Begin

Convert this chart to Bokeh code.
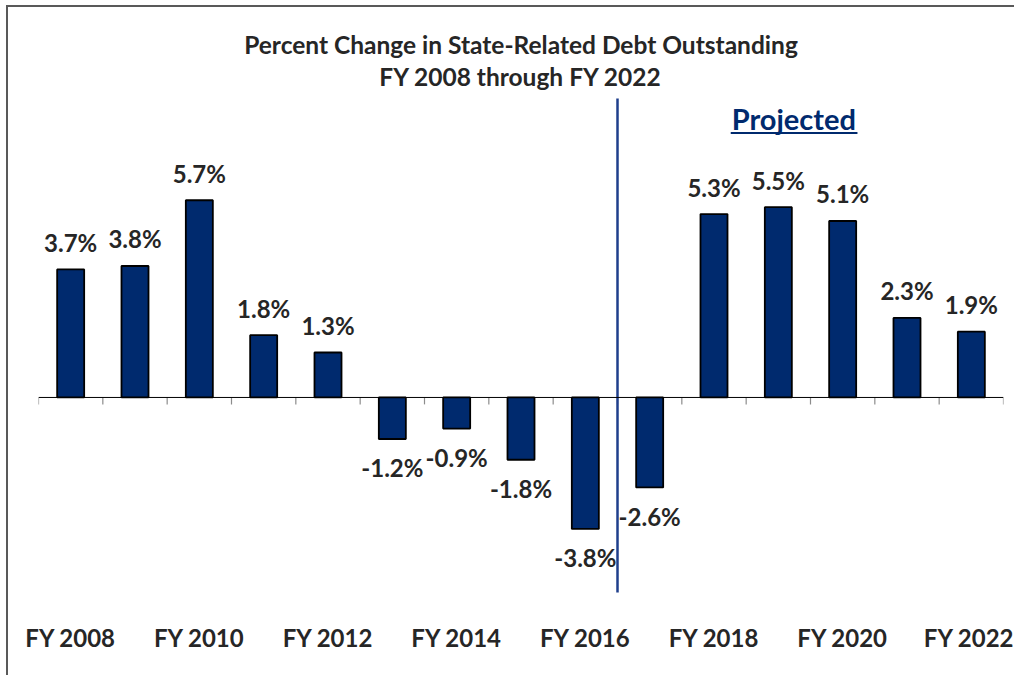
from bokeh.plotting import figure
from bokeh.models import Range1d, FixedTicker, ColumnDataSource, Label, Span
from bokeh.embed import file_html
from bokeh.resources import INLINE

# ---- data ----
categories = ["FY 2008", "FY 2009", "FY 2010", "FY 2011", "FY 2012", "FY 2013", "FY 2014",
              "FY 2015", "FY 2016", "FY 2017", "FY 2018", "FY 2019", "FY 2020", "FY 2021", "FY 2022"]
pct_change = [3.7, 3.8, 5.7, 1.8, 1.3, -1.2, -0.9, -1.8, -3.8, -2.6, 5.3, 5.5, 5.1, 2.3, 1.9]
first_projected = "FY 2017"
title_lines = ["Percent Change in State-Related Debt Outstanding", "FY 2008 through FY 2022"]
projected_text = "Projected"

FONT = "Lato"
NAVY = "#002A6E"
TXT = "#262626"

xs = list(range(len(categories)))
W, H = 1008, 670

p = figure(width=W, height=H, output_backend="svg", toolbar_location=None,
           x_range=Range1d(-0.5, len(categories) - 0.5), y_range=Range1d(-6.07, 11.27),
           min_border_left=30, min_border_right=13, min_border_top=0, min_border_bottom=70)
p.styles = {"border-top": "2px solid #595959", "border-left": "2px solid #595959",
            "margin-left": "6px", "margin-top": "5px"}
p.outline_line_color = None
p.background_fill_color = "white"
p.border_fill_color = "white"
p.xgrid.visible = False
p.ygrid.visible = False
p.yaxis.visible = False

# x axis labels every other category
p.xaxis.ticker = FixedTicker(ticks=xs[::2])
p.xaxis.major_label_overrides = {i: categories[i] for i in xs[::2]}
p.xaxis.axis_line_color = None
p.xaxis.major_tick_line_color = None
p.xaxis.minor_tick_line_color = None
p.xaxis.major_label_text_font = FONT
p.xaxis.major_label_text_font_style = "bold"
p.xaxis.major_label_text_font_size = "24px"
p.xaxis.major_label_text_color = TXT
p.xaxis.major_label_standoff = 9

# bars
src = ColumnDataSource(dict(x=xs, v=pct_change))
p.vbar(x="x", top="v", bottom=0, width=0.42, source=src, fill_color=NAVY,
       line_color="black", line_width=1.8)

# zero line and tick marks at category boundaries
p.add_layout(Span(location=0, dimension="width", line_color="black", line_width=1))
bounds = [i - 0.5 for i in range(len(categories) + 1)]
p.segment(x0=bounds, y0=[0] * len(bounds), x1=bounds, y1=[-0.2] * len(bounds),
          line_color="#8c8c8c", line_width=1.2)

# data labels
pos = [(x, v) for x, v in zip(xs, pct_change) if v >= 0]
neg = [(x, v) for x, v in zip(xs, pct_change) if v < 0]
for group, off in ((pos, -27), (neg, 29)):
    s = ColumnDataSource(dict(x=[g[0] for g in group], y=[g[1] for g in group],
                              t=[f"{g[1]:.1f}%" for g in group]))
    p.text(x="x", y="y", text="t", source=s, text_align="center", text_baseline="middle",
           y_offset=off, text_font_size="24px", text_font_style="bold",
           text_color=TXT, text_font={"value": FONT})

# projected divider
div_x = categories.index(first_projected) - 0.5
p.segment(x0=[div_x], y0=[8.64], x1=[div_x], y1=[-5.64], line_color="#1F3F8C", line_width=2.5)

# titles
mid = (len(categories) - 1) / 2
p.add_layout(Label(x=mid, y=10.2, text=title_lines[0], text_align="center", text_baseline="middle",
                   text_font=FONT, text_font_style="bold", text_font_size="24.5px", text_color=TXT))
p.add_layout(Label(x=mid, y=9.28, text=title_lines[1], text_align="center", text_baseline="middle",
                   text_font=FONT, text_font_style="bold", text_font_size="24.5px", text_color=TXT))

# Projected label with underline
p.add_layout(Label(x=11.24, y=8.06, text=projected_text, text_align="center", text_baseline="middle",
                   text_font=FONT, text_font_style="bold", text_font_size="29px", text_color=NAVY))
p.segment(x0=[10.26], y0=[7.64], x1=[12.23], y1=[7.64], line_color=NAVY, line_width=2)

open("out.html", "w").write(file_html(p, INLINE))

End

** SHORT TASK **
Give the material again exactly as it is, but keep the pictures out.

** ANSWER IN FULL **
Convert this chart to Bokeh code.
from bokeh.plotting import figure
from bokeh.models import Range1d, FixedTicker, ColumnDataSource, Label, Span
from bokeh.embed import file_html
from bokeh.resources import INLINE

# ---- data ----
categories = ["FY 2008", "FY 2009", "FY 2010", "FY 2011", "FY 2012", "FY 2013", "FY 2014",
              "FY 2015", "FY 2016", "FY 2017", "FY 2018", "FY 2019", "FY 2020", "FY 2021", "FY 2022"]
pct_change = [3.7, 3.8, 5.7, 1.8, 1.3, -1.2, -0.9, -1.8, -3.8, -2.6, 5.3, 5.5, 5.1, 2.3, 1.9]
first_projected = "FY 2017"
title_lines = ["Percent Change in State-Related Debt Outstanding", "FY 2008 through FY 2022"]
projected_text = "Projected"

FONT = "Lato"
NAVY = "#002A6E"
TXT = "#262626"

xs = list(range(len(categories)))
W, H = 1008, 670

p = figure(width=W, height=H, output_backend="svg", toolbar_location=None,
           x_range=Range1d(-0.5, len(categories) - 0.5), y_range=Range1d(-6.07, 11.27),
           min_border_left=30, min_border_right=13, min_border_top=0, min_border_bottom=70)
p.styles = {"border-top": "2px solid #595959", "border-left": "2px solid #595959",
            "margin-left": "6px", "margin-top": "5px"}
p.outline_line_color = None
p.background_fill_color = "white"
p.border_fill_color = "white"
p.xgrid.visible = False
p.ygrid.visible = False
p.yaxis.visible = False

# x axis labels every other category
p.xaxis.ticker = FixedTicker(ticks=xs[::2])
p.xaxis.major_label_overrides = {i: categories[i] for i in xs[::2]}
p.xaxis.axis_line_color = None
p.xaxis.major_tick_line_color = None
p.xaxis.minor_tick_line_color = None
p.xaxis.major_label_text_font = FONT
p.xaxis.major_label_text_font_style = "bold"
p.xaxis.major_label_text_font_size = "24px"
p.xaxis.major_label_text_color = TXT
p.xaxis.major_label_standoff = 9

# bars
src = ColumnDataSource(dict(x=xs, v=pct_change))
p.vbar(x="x", top="v", bottom=0, width=0.42, source=src, fill_color=NAVY,
       line_color="black", line_width=1.8)

# zero line and tick marks at category boundaries
p.add_layout(Span(location=0, dimension="width", line_color="black", line_width=1))
bounds = [i - 0.5 for i in range(len(categories) + 1)]
p.segment(x0=bounds, y0=[0] * len(bounds), x1=bounds, y1=[-0.2] * len(bounds),
          line_color="#8c8c8c", line_width=1.2)

# data labels
pos = [(x, v) for x, v in zip(xs, pct_change) if v >= 0]
neg = [(x, v) for x, v in zip(xs, pct_change) if v < 0]
for group, off in ((pos, -27), (neg, 29)):
    s = ColumnDataSource(dict(x=[g[0] for g in group], y=[g[1] for g in group],
                              t=[f"{g[1]:.1f}%" for g in group]))
    p.text(x="x", y="y", text="t", source=s, text_align="center", text_baseline="middle",
           y_offset=off, text_font_size="24px", text_font_style="bold",
           text_color=TXT, text_font={"value": FONT})

# projected divider
div_x = categories.index(first_projected) - 0.5
p.segment(x0=[div_x], y0=[8.64], x1=[div_x], y1=[-5.64], line_color="#1F3F8C", line_width=2.5)

# titles
mid = (len(categories) - 1) / 2
p.add_layout(Label(x=mid, y=10.2, text=title_lines[0], text_align="center", text_baseline="middle",
                   text_font=FONT, text_font_style="bold", text_font_size="24.5px", text_color=TXT))
p.add_layout(Label(x=mid, y=9.28, text=title_lines[1], text_align="center", text_baseline="middle",
                   text_font=FONT, text_font_style="bold", text_font_size="24.5px", text_color=TXT))

# Projected label with underline
p.add_layout(Label(x=11.24, y=8.06, text=projected_text, text_align="center", text_baseline="middle",
                   text_font=FONT, text_font_style="bold", text_font_size="29px", text_color=NAVY))
p.segment(x0=[10.26], y0=[7.64], x1=[12.23], y1=[7.64], line_color=NAVY, line_width=2)

open("out.html", "w").write(file_html(p, INLINE))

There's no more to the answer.